--- start ---

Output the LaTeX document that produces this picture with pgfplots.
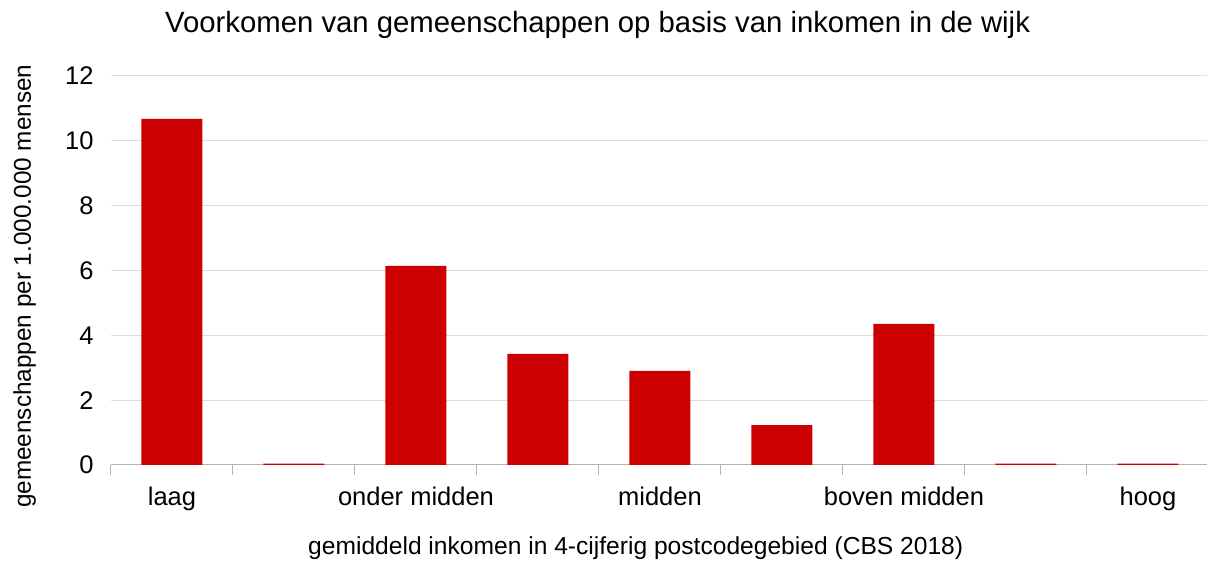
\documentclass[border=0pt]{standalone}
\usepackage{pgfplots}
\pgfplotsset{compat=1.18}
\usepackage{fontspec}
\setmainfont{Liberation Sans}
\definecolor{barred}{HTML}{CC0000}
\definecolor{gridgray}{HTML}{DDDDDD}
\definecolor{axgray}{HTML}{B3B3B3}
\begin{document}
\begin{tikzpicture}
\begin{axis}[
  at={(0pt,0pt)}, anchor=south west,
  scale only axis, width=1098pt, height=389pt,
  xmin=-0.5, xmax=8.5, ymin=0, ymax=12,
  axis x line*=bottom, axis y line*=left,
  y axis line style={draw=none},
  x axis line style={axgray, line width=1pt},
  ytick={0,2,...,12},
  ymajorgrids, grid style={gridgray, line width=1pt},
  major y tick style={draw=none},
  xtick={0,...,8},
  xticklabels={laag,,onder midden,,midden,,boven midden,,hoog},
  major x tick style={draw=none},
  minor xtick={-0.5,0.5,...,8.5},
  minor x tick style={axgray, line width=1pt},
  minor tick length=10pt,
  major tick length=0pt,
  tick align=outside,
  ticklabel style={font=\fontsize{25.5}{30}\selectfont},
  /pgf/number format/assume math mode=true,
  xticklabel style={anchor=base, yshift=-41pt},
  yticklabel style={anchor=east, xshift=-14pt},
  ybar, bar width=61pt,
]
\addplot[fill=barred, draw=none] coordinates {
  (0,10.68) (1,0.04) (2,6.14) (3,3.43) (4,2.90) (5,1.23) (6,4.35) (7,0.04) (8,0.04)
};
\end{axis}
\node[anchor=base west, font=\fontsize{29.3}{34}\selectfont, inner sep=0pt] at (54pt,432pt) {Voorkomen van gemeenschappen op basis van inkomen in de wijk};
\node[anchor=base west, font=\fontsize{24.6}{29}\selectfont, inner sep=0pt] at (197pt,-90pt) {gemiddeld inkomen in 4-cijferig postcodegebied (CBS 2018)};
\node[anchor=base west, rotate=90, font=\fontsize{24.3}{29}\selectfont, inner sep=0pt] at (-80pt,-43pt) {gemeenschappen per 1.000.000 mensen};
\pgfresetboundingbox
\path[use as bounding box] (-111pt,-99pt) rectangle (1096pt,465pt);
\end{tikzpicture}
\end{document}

--- end ---

§ Stated exercise: Leave the pictures out, and print every line of the listing exactly as written.

§ Finished answer:
Output the LaTeX document that produces this picture with pgfplots.
\documentclass[border=0pt]{standalone}
\usepackage{pgfplots}
\pgfplotsset{compat=1.18}
\usepackage{fontspec}
\setmainfont{Liberation Sans}
\definecolor{barred}{HTML}{CC0000}
\definecolor{gridgray}{HTML}{DDDDDD}
\definecolor{axgray}{HTML}{B3B3B3}
\begin{document}
\begin{tikzpicture}
\begin{axis}[
  at={(0pt,0pt)}, anchor=south west,
  scale only axis, width=1098pt, height=389pt,
  xmin=-0.5, xmax=8.5, ymin=0, ymax=12,
  axis x line*=bottom, axis y line*=left,
  y axis line style={draw=none},
  x axis line style={axgray, line width=1pt},
  ytick={0,2,...,12},
  ymajorgrids, grid style={gridgray, line width=1pt},
  major y tick style={draw=none},
  xtick={0,...,8},
  xticklabels={laag,,onder midden,,midden,,boven midden,,hoog},
  major x tick style={draw=none},
  minor xtick={-0.5,0.5,...,8.5},
  minor x tick style={axgray, line width=1pt},
  minor tick length=10pt,
  major tick length=0pt,
  tick align=outside,
  ticklabel style={font=\fontsize{25.5}{30}\selectfont},
  /pgf/number format/assume math mode=true,
  xticklabel style={anchor=base, yshift=-41pt},
  yticklabel style={anchor=east, xshift=-14pt},
  ybar, bar width=61pt,
]
\addplot[fill=barred, draw=none] coordinates {
  (0,10.68) (1,0.04) (2,6.14) (3,3.43) (4,2.90) (5,1.23) (6,4.35) (7,0.04) (8,0.04)
};
\end{axis}
\node[anchor=base west, font=\fontsize{29.3}{34}\selectfont, inner sep=0pt] at (54pt,432pt) {Voorkomen van gemeenschappen op basis van inkomen in de wijk};
\node[anchor=base west, font=\fontsize{24.6}{29}\selectfont, inner sep=0pt] at (197pt,-90pt) {gemiddeld inkomen in 4-cijferig postcodegebied (CBS 2018)};
\node[anchor=base west, rotate=90, font=\fontsize{24.3}{29}\selectfont, inner sep=0pt] at (-80pt,-43pt) {gemeenschappen per 1.000.000 mensen};
\pgfresetboundingbox
\path[use as bounding box] (-111pt,-99pt) rectangle (1096pt,465pt);
\end{tikzpicture}
\end{document}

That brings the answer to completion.